**Written request**
Leaving out the pictures, retype the lines from the beginning of the listing through the line containing "const accHccHi = [84.5, 87.8, 87.3, 86.9, 87.5];".

**Data excerpt**

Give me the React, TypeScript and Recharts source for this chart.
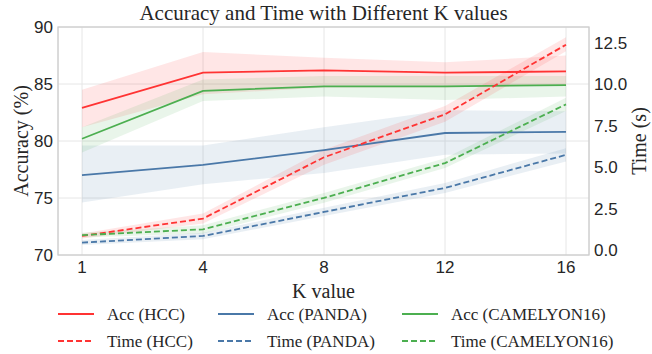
import React from 'react';
import { ComposedChart, Line, Area, XAxis, YAxis, CartesianGrid } from 'recharts';

// K values on the x axis
const kValues = [1, 4, 8, 12, 16];

// accuracy (%) - left axis
const accHcc = [82.9, 86.0, 86.2, 86.0, 86.1];
const accHccLo = [81.2, 84.1, 84.7, 84.7, 84.9];
const accHccHi = [84.5, 87.8, 87.3, 86.9, 87.5];

const accPanda = [77.0, 77.9, 79.2, 80.7, 80.8];
const accPandaLo = [74.6, 76.2, 77.2, 78.8, 78.9];
const accPandaHi = [79.6, 79.6, 81.2, 82.7, 82.6];

const accCam = [80.2, 84.4, 84.8, 84.8, 84.9];
const accCamLo = [79.0, 83.5, 83.9, 83.6, 83.9];
const accCamHi = [81.2, 85.4, 85.7, 85.7, 85.7];

// time (s) - right axis
const timeHcc = [0.85, 1.9, 5.6, 8.2, 12.4];
const timeHccLo = [0.7, 1.6, 5.15, 7.75, 12.0];
const timeHccHi = [1.0, 2.2, 6.05, 8.7, 12.85];

const timePanda = [0.45, 0.85, 2.3, 3.75, 5.75];
const timePandaLo = [0.3, 0.65, 2.05, 3.45, 5.35];
const timePandaHi = [0.6, 1.05, 2.55, 4.05, 6.15];

const timeCam = [0.9, 1.25, 3.15, 5.25, 8.8];
const timeCamLo = [0.75, 1.0, 2.85, 4.95, 8.4];
const timeCamHi = [1.05, 1.5, 3.45, 5.55, 9.2];

const accTicks = [70, 75, 80, 85, 90];
const timeTicks = [0, 2.5, 5, 7.5, 10, 12.5];

const RED = '#ff3333';
const BLUE = '#4a78a8';
const GREEN = '#4caf50';

const data = kValues.map((k, i) => ({
  k,
  accHcc: accHcc[i],
  accHccBand: [accHccLo[i], accHccHi[i]],
  accPanda: accPanda[i],
  accPandaBand: [accPandaLo[i], accPandaHi[i]],
  accCam: accCam[i],
  accCamBand: [accCamLo[i], accCamHi[i]],
  timeHcc: timeHcc[i],
  timeHccBand: [timeHccLo[i], timeHccHi[i]],
  timePanda: timePanda[i],
  timePandaBand: [timePandaLo[i], timePandaHi[i]],
  timeCam: timeCam[i],
  timeCamBand: [timeCamLo[i], timeCamHi[i]],
}));

const series = [
  { key: 'accHcc', name: 'Acc (HCC)', color: RED, axis: 'left', dashed: false },
  { key: 'accPanda', name: 'Acc (PANDA)', color: BLUE, axis: 'left', dashed: false },
  { key: 'accCam', name: 'Acc (CAMELYON16)', color: GREEN, axis: 'left', dashed: false },
  { key: 'timeHcc', name: 'Time (HCC)', color: RED, axis: 'right', dashed: true },
  { key: 'timePanda', name: 'Time (PANDA)', color: BLUE, axis: 'right', dashed: true },
  { key: 'timeCam', name: 'Time (CAMELYON16)', color: GREEN, axis: 'right', dashed: true },
];

const SANS = '"Liberation Sans", Arial, sans-serif';
const SERIF = '"Liberation Serif", "Times New Roman", serif';
const tickStyle = { fontFamily: SANS, fontSize: 17, fill: '#262626' };

const legendCols = [58, 218, 402];
const legendRows = [314, 341];

const App = () => {
  return (
    <div style={{ position: 'absolute', left: 0, top: 0, width: 652, height: 354, background: '#fff' }}>
      <ComposedChart
        width={652}
        height={354}
        data={data}
        margin={{ top: 27, right: 0, bottom: 0, left: 0 }}
      >
        <CartesianGrid yAxisId="left" stroke="#e6e6e6" strokeWidth={1} />
        <XAxis
          dataKey="k"
          type="category"
          scale="point"
          padding={{ left: 24, right: 23 }}
          height={99}
          axisLine={false}
          tickLine={false}
          tickSize={0}
          tickMargin={6}
          tick={tickStyle}
        />
        <YAxis
          yAxisId="left"
          domain={[70, 90]}
          ticks={accTicks}
          width={58}
          axisLine={false}
          tickLine={false}
          tickSize={0}
          tickMargin={5}
          tick={tickStyle}
          interval={0}
        />
        <YAxis
          yAxisId="right"
          orientation="right"
          domain={[-0.3, 13.47]}
          ticks={timeTicks}
          width={63}
          axisLine={false}
          tickLine={false}
          tickSize={0}
          tickMargin={5}
          tick={tickStyle}
          interval={0}
          tickFormatter={(v: number) => v.toFixed(1)}
        />
        {series.map(s => (
          <Area
            key={s.key + 'Band'}
            yAxisId={s.axis}
            dataKey={s.key + 'Band'}
            type="linear"
            stroke="none"
            fill={s.color}
            fillOpacity={0.12}
            isAnimationActive={false}
            activeDot={false}
          />
        ))}
        {series.map(s => (
          <Line
            key={s.key}
            yAxisId={s.axis}
            dataKey={s.key}
            type="linear"
            stroke={s.color}
            strokeWidth={1.8}
            strokeDasharray={s.dashed ? '6 3' : undefined}
            dot={false}
            activeDot={false}
            isAnimationActive={false}
          />
        ))}
      </ComposedChart>
      <svg
        width={652}
        height={354}
        style={{ position: 'absolute', left: 0, top: 0, pointerEvents: 'none' }}
      >
        <rect x={58} y={27} width={531} height={228} fill="none" stroke="#cccccc" strokeWidth={1.25} />
        <text x={323.5} y={20} textAnchor="middle" fontFamily={SERIF} fontSize={21} fill="#262626">
          Accuracy and Time with Different K values
        </text>
        <text x={323.5} y={298} textAnchor="middle" fontFamily={SERIF} fontSize={20} fill="#262626">
          K value
        </text>
        <text
          x={21}
          y={141}
          textAnchor="middle"
          dominantBaseline="central"
          transform="rotate(-90 21 141)"
          fontFamily={SERIF}
          fontSize={20}
          fill="#262626"
        >
          Accuracy (%)
        </text>
        <text
          x={639}
          y={141}
          textAnchor="middle"
          dominantBaseline="central"
          transform="rotate(-90 639 141)"
          fontFamily={SERIF}
          fontSize={20}
          fill="#262626"
        >
          Time (s)
        </text>
        {series.map((s, i) => {
          const col = i % 3;
          const row = Math.floor(i / 3);
          const x = legendCols[col];
          const y = legendRows[row];
          return (
            <g key={s.key + 'Legend'}>
              <line
                x1={x}
                x2={x + 36}
                y1={y}
                y2={y}
                stroke={s.color}
                strokeWidth={1.8}
                strokeDasharray={s.dashed ? '6 3' : undefined}
              />
              <text x={x + 49} y={y} dominantBaseline="central" fontFamily={SERIF} fontSize={17} fill="#262626">
                {s.name}
              </text>
            </g>
          );
        })}
      </svg>
    </div>
  );
};

export default App;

**Task result**
Give me the React, TypeScript and Recharts source for this chart.
import React from 'react';
import { ComposedChart, Line, Area, XAxis, YAxis, CartesianGrid } from 'recharts';

// K values on the x axis
const kValues = [1, 4, 8, 12, 16];

// accuracy (%) - left axis
const accHcc = [82.9, 86.0, 86.2, 86.0, 86.1];
const accHccLo = [81.2, 84.1, 84.7, 84.7, 84.9];
const accHccHi = [84.5, 87.8, 87.3, 86.9, 87.5];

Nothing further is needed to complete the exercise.